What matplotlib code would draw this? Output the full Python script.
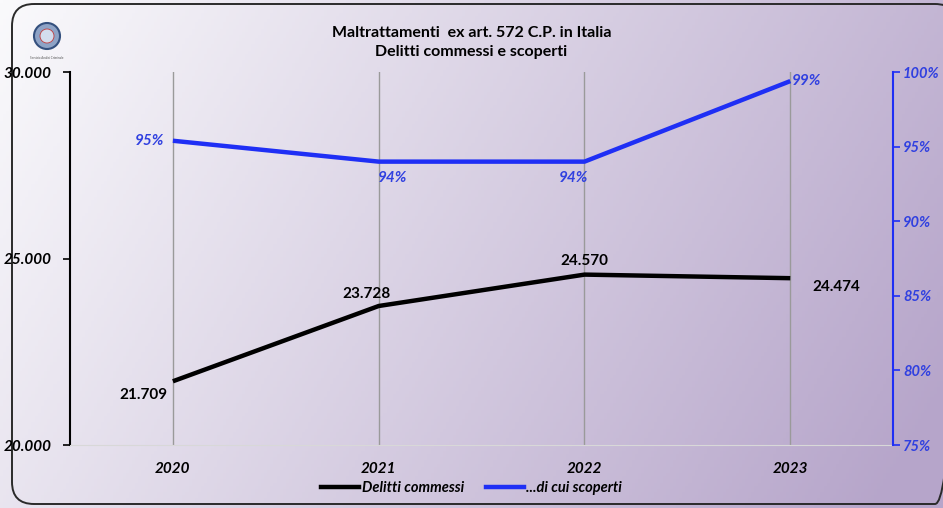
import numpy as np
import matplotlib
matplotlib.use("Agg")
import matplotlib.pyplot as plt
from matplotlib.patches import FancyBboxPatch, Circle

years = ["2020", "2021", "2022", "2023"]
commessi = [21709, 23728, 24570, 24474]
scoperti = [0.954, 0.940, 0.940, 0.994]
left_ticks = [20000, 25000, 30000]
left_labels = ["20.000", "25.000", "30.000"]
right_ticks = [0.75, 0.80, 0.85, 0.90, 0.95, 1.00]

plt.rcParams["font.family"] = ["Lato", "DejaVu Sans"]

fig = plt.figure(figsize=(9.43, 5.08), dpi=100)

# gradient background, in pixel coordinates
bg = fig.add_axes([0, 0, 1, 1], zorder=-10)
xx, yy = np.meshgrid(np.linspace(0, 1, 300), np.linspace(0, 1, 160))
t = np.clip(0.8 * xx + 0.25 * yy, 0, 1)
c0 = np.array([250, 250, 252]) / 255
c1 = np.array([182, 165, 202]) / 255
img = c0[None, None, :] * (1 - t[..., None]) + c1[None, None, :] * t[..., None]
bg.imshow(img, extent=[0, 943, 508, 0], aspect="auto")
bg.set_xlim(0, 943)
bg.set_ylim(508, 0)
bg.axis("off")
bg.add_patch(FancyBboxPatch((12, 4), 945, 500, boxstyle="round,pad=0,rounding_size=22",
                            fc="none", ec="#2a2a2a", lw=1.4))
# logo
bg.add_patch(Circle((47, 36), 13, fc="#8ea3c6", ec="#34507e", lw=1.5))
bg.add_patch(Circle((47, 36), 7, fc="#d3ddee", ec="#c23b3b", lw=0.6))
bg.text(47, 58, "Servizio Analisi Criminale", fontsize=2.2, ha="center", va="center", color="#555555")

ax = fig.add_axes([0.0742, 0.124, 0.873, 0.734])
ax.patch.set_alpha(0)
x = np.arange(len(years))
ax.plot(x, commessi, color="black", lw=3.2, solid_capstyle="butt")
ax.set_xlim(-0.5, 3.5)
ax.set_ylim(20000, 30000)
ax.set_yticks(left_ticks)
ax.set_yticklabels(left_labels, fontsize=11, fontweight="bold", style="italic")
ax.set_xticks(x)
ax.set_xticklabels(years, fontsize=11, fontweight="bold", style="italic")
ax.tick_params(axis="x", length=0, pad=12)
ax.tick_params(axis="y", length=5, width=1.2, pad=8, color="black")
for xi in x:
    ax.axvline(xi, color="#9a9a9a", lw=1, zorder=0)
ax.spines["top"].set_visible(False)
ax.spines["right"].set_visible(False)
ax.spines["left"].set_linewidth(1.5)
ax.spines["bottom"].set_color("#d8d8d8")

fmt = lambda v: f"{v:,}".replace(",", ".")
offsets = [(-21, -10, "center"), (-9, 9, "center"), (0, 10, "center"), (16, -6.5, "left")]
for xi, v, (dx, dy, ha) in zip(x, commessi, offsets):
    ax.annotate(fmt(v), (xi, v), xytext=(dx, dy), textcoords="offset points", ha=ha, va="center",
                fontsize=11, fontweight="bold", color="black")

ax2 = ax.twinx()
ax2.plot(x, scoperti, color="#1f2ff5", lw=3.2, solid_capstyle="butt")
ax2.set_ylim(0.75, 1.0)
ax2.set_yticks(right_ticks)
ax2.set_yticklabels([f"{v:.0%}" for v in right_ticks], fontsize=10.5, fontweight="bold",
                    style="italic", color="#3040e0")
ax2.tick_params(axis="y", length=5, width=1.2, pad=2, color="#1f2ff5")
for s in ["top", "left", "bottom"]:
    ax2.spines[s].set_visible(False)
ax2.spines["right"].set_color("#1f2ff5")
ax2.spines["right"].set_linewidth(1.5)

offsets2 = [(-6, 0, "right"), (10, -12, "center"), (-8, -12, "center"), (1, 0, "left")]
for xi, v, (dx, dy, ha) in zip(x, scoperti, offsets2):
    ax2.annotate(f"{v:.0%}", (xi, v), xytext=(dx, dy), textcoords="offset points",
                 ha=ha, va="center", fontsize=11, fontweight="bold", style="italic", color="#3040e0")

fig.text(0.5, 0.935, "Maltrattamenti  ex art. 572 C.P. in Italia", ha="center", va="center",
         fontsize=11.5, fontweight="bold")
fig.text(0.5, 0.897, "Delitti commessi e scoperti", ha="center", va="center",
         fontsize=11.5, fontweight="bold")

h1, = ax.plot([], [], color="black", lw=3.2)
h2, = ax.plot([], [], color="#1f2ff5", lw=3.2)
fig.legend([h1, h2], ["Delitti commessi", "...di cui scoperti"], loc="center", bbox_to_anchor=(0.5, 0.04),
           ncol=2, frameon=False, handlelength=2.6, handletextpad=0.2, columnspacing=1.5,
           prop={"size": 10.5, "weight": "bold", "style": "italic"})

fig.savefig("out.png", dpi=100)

__________

_STATED GOAL:_ Where a line above contains the string "matplotlib", copy that line.

_ANSWER FOR THE TASK:_
What matplotlib code would draw this? Output the full Python script.
import matplotlib
matplotlib.use("Agg")
import matplotlib.pyplot as plt
from matplotlib.patches import FancyBboxPatch, Circle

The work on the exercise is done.